Is it possible to express $\sqrt[6]{2}$ as rational combination of $1, \sqrt{2}, \sqrt[4]{2}$?
So can we find $a,b,c \in \mathbb{Q}$ such that $\sqrt[6]{2}=a+ b\sqrt{2}+c \sqrt[4]{2}$?
My guess is no and one should try to prove by contradiction. And the contradiction should show that either at least one number from ${a, b, c}$ is irrational or at least one number from ${\sqrt{2}, \sqrt[4]{2}}$ is rational.
However, my attempts failed because they lead to some unmanageable (for me at least) long computations.
Can you please prove some smart way to handle this?
Thanks a lot!
By Eisenstein's Criterion, you know that $x^6-2$ is irreducible over $\mathbb{Q}$. Observe that $\sqrt[6]{2}$ is a root of this polynomial.

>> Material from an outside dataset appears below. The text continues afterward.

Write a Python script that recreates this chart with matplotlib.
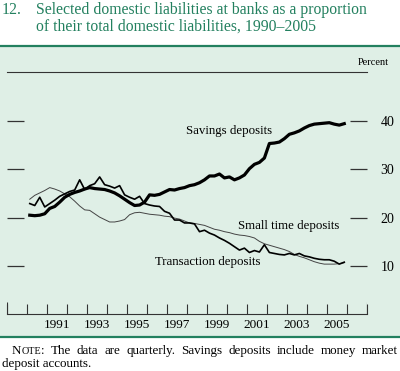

Suppose (for contradiction) that $\sqrt[6]{2}=a+b\sqrt{2}+c\sqrt[4]{2}$ for some rational $a$, $b$, and $c$. Let $y=a+b\sqrt{2}+c\sqrt[4]{2}$. If you look at $y^0,\cdots,y^4$ as vectors in the span of $1$, $\sqrt[4]{2}$, $\sqrt{2}$, and $\sqrt[4]{8}$, then this is a collection of $5$ vectors in a vector space of dimension at most $4$, so there is some nontrivial combination of these which equals zero. This tells you that there is a nonzero polynomial $p$ of degree at most $4$ with rational coefficients with $y$ as a root (since $y^0,\dots,y^4$ is a linear dependent set).
Therefore, $\sqrt[6]{2}$ is a root of both $x^6-2$ and $p$, so it is a root of their gcd (which cannot be $1$ because the gcd needs a root). This, however, is impossible because such a gcd would need to be of degree at most $4$ and at least $1$ and divide $x^6-2$, but $x^6-2$ is irreducible. This is a contradiction.